Integrated Design Method for Sustainable Fuel-Based Mobility

Sustainable mobility concepts are an important measure to reduce CO2 and pollutant emissions in the transport sector. Alternative fuels, by example bio-based fuels, e-fuels from CO2, water and renewable electricity or so-called bio hybrid fuels, can reduce CO2 and pollutant emissions compared to fossil fuels. A successful switch to alternative fuels in the transport sector depends not only on the technical feasibility and cost-effectiveness but also on the positive acceptance of the switch in the stakeholder groups, like politics, industry and population, involved .

The Goal

The aim of the project is to develop a holistic, model-based framework for the design and evaluation of alternative fuels and their production processes, which takes into account not only technoeconomic parameters and environmental impacts but also the acceptance of different stakeholder groups.
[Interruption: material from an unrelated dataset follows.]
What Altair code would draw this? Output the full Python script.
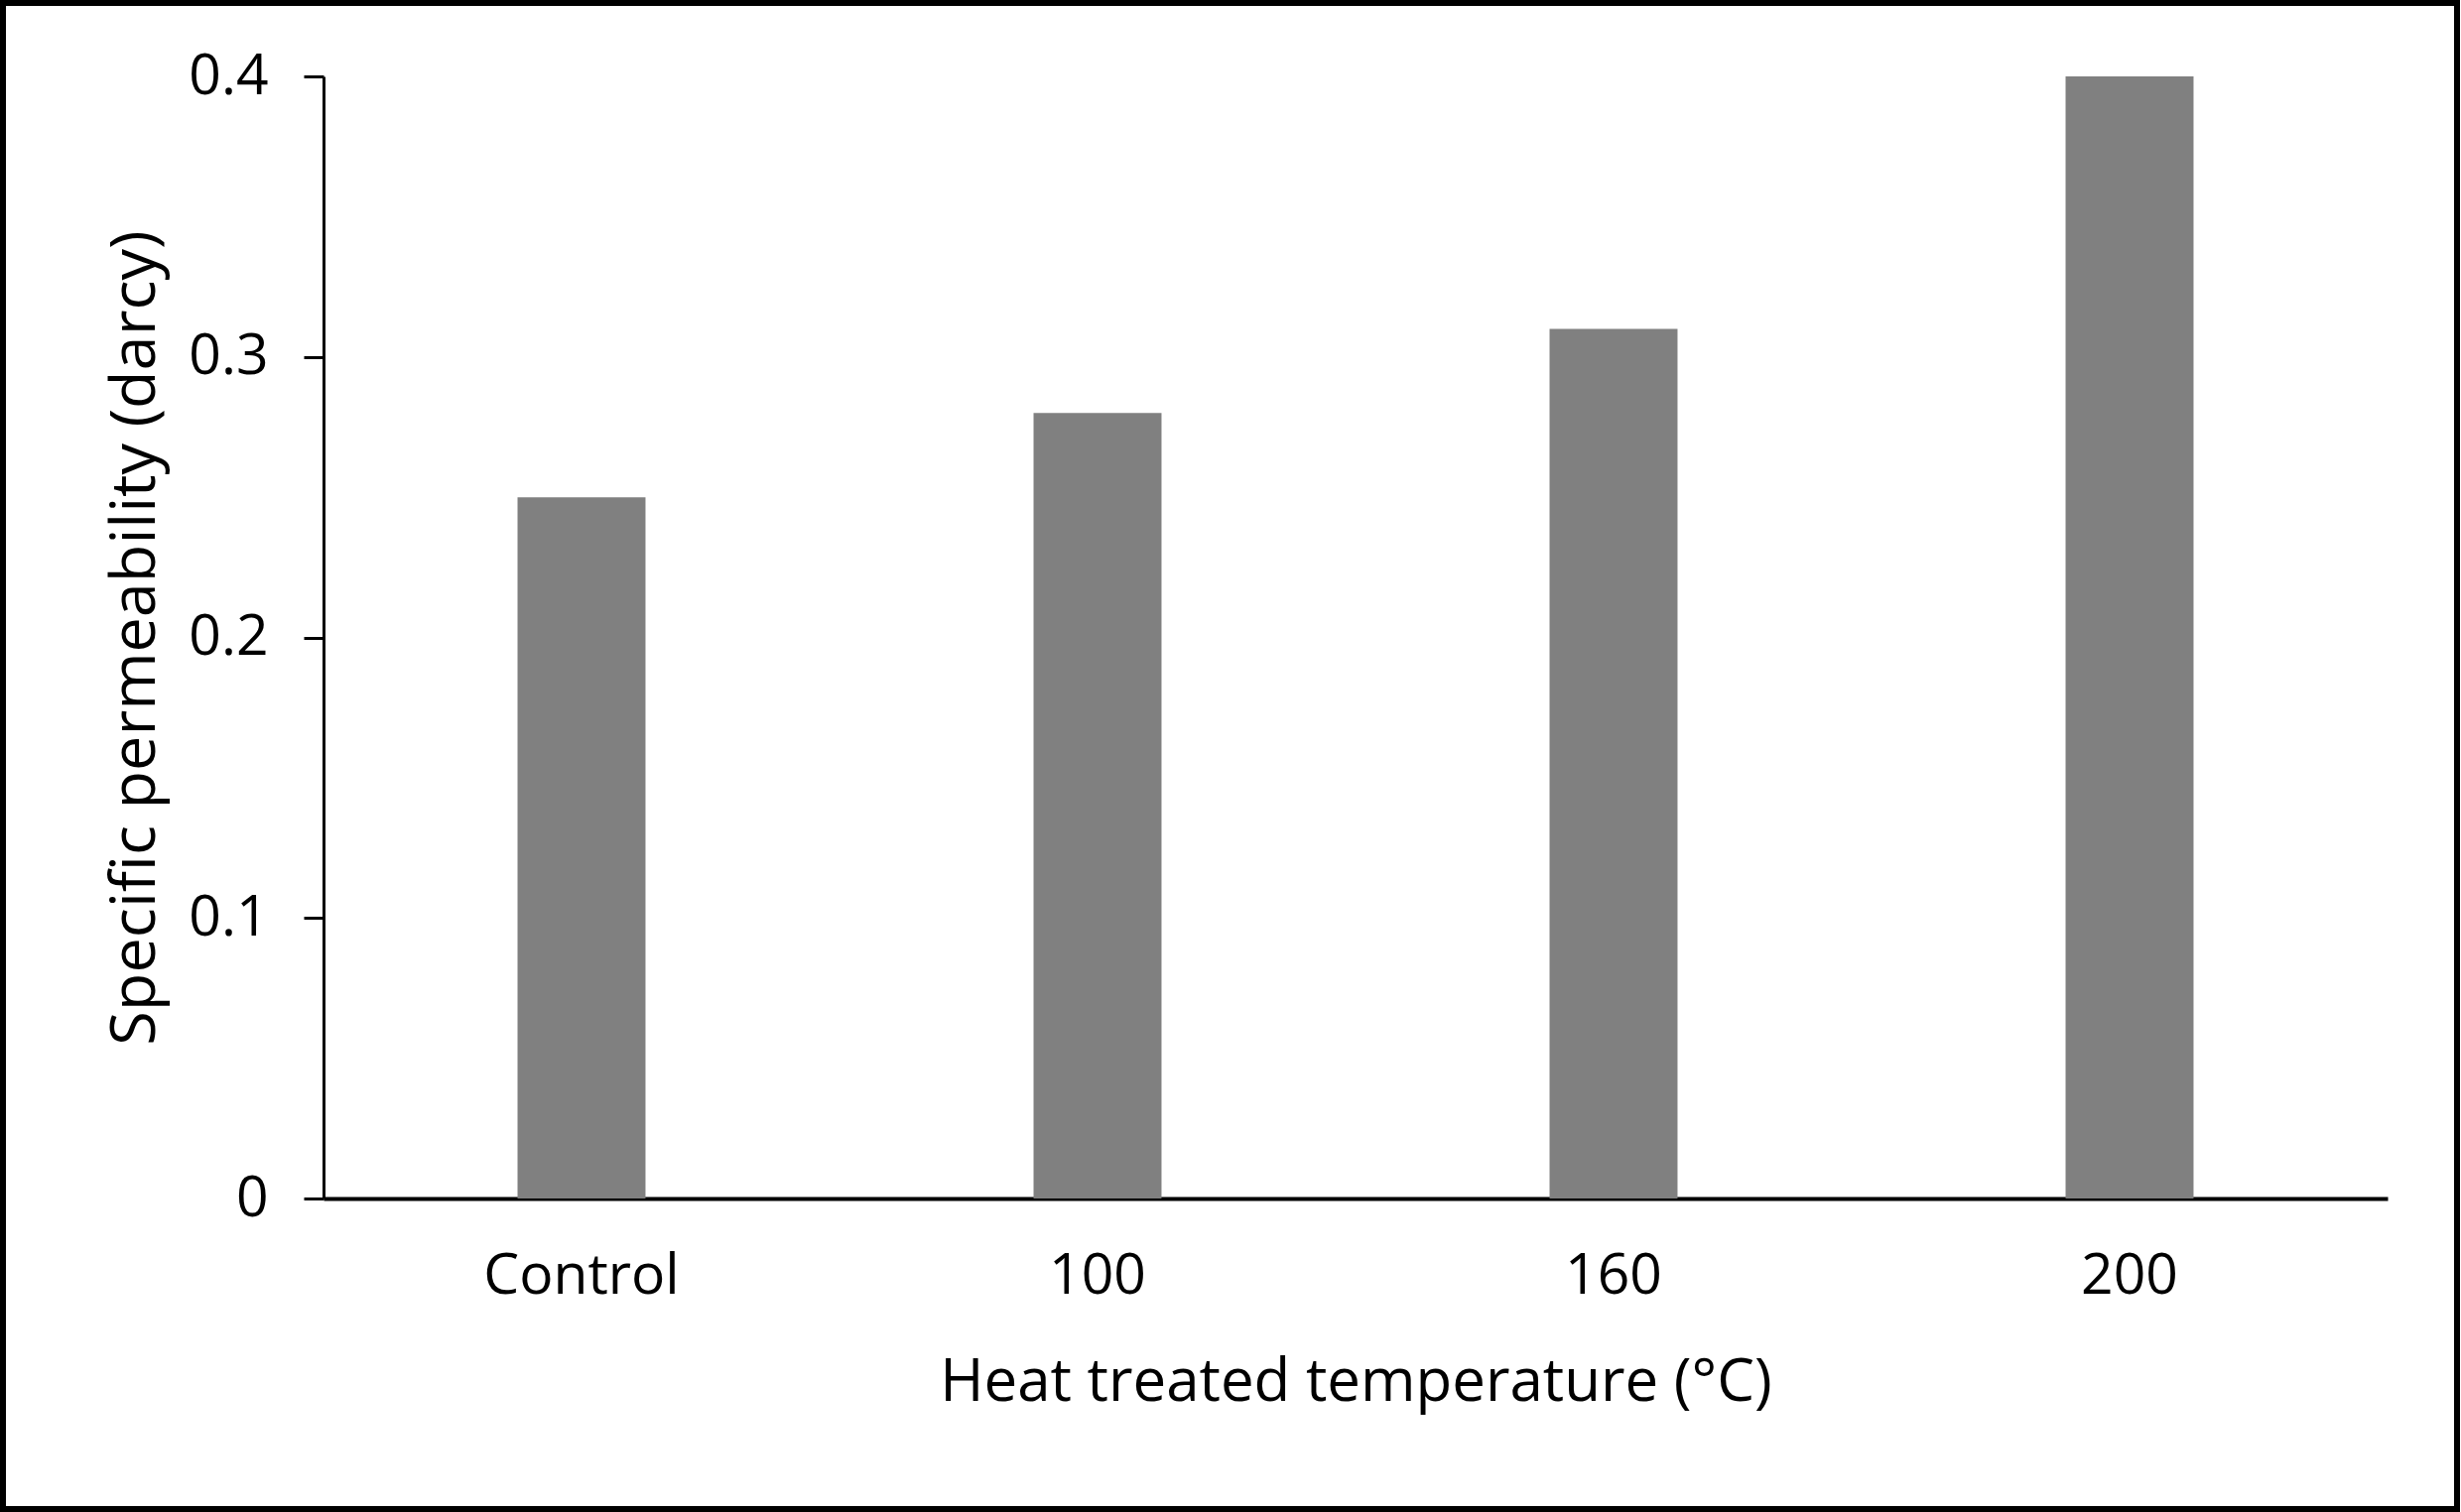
import altair as alt
import pandas as pd

categories = ["Control", "100", "160", "200"]
values = [0.25, 0.28, 0.31, 0.40]
y_ticks = [0, 0.1, 0.2, 0.3, 0.4]

df = pd.DataFrame({"cat": categories, "val": values})

W, H = 2080, 1131
FONT = "Open Sans"

bars = alt.Chart(df).mark_bar(color="#808080").encode(
    x=alt.X("cat:N", sort=categories,
            scale=alt.Scale(paddingInner=0.752, paddingOuter=0.376),
            axis=alt.Axis(title="Heat treated temperature (°C)", labelAngle=0,
                          ticks=False, labelPadding=50, titlePadding=50,
                          labelLimit=1000, labelOverlap=False,
                          domainWidth=4, domainColor="black", titleFontSize=60)),
    y=alt.Y("val:Q", scale=alt.Scale(domain=[0, 0.4], nice=False),
            axis=alt.Axis(title="Specific permeability (darcy)", values=y_ticks,
                          format="~g", grid=False, tickSize=20, tickWidth=3,
                          tickColor="black", domainWidth=3, domainColor="black",
                          labelPadding=36, titlePadding=21, titleFontSize=63)),
)

frame = alt.Chart(df).mark_rect(filled=False, stroke="black", strokeWidth=6).encode(
    x=alt.value(-323), x2=alt.value(W + 70),
    y=alt.value(-74), y2=alt.value(H + 313),
)

chart = alt.layer(bars, frame).properties(
    width=W, height=H,
    autosize=alt.AutoSizeParams(type="none"),
    padding={"left": 326, "top": 77, "right": 74, "bottom": 316},
    background="white",
).configure_view(stroke=None).configure_axis(
    labelFont=FONT, titleFont=FONT, labelFontSize=57,
    labelColor="black", titleColor="black", titleFontWeight="normal",
)

chart.save("out.html", embed_options={"renderer": "svg", "actions": False})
The Chair of Communication Science at the Fuel Science Center investigates the public perception and social acceptance of alternative fuels. In previous life-cycle analyses, market models are used that assume a mostly rational behaviour of the stakeholders involved. Thus, they are only able to predict the actual perception and acceptance of a technical innovation to a limited extent, since they neglect human evaluations and actions.
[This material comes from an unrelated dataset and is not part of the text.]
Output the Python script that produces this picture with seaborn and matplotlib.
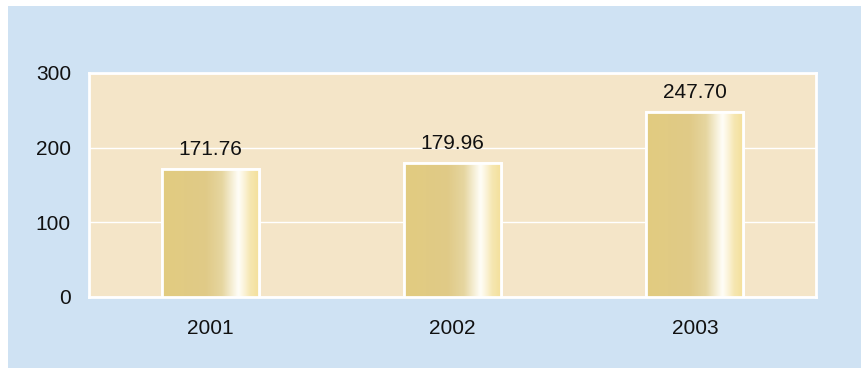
import numpy as np
import pandas as pd
import matplotlib
matplotlib.use("Agg")
import matplotlib.pyplot as plt
from matplotlib.colors import LinearSegmentedColormap
from matplotlib.patches import Rectangle
import seaborn as sns

years = ["2001", "2002", "2003"]
values = [171.76, 179.96, 247.70]
value_labels = ["171.76", "179.96", "247.70"]
y_ticks = [0, 100, 200, 300]

sns.set_theme(style="white")
plt.rcParams["font.family"] = ["Liberation Sans", "DejaVu Sans"]

panel_blue = "#cfe2f3"
plot_cream = "#f4e5c8"
FS = 15

fig = plt.figure(figsize=(8.61, 3.68), dpi=100, facecolor="white")
fig.patches.append(Rectangle((8 / 861, 0), 1, 1 - 6 / 368, transform=fig.transFigure,
                             facecolor=panel_blue, edgecolor="none", zorder=-10))
ax = fig.add_axes([89 / 861, 1 - 297 / 368, (816 - 89) / 861, (297 - 73) / 368])
ax.set_facecolor(plot_cream)

df = pd.DataFrame({"year": years, "value": values})
sns.barplot(data=df, x="year", y="value", ax=ax, width=0.4, color="#e2cc82",
            edgecolor="white", linewidth=2, zorder=3)

# metallic gold gradient clipped to each bar
gold = LinearSegmentedColormap.from_list("gold", [
    (0.00, (226/255, 204/255, 128/255)),
    (0.45, (224/255, 202/255, 135/255)),
    (0.62, (230/255, 214/255, 160/255)),
    (0.72, (245/255, 238/255, 212/255)),
    (0.79, (255/255, 254/255, 248/255)),
    (0.84, (252/255, 245/255, 222/255)),
    (0.91, (246/255, 231/255, 178/255)),
    (1.00, (244/255, 224/255, 155/255)),
])
grad = np.linspace(0, 1, 256).reshape(1, -1)
for patch in list(ax.patches):
    x0, y0 = patch.get_x(), patch.get_y()
    w, h = patch.get_width(), patch.get_height()
    im = ax.imshow(grad, cmap=gold, aspect="auto", extent=(x0, x0 + w, y0, y0 + h),
                   zorder=3.5, interpolation="bicubic")
    im.set_clip_path(patch)
    # white outline on top of the gradient
    ax.add_patch(Rectangle((x0, y0), w, h, facecolor="none", edgecolor="white",
                           linewidth=2, zorder=4))

for i, (v, lab) in enumerate(zip(values, value_labels)):
    ax.annotate(lab, (i, v), xytext=(0, 7), textcoords="offset points",
                ha="center", va="bottom", fontsize=FS, color="#111111")

ax.set_xlim(-0.5, 2.5)
ax.set_ylim(0, 300)
ax.set_yticks(y_ticks)
ax.yaxis.grid(True, color="white", linewidth=1, zorder=0)
ax.set_axisbelow(True)
ax.set_xlabel("")
ax.set_ylabel("")

for s in ax.spines.values():
    s.set_visible(True)
    s.set_color("white")
    s.set_linewidth(2)

ax.tick_params(axis="y", which="major", direction="out", length=7, width=1,
               color="white", labelsize=FS, labelcolor="#111111", pad=6)
ax.tick_params(axis="x", which="major", length=0, labelsize=FS,
               labelcolor="#111111", pad=16)
ax.set_xticks([-0.5, 2.5], minor=True)
ax.tick_params(axis="x", which="minor", direction="out", length=6, width=1.5, color="white")

fig.savefig("out.png", dpi=100, facecolor=fig.get_facecolor())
To overcome this limitation, social aspects are to be integrated into the evaluation of fuels and their production processes on the basis of acceptance and risk perception models. In a first step, perceived risks and advantages of alternative fuels as well as prerequisites for a positive acceptance by different stakeholders, like consumers, industry and politics, will be identified by means of an empirical mixed-method approach, which combines qualitative methods, focus groups and interviews, with quantitative methods, surveys, factor analyses, correlation/regression analyses and conjoint analyses. From this, specific stakeholder profiles and critical trade-offs are derived. The results can be used to develop individually tailored information and communication strategies to inform the public about alternative fuels. In addition, success factors for a successful switch to alternative fuels in the transport sector can be derived. The long-term goal of the project is the direct integration of acceptance relevant parameters as an objective function into the life cycle analysis in order to better adapt technological decisions to the requirements of the environment and society and thus contribute to ecologically and socially sustainable innovations in the transport sector.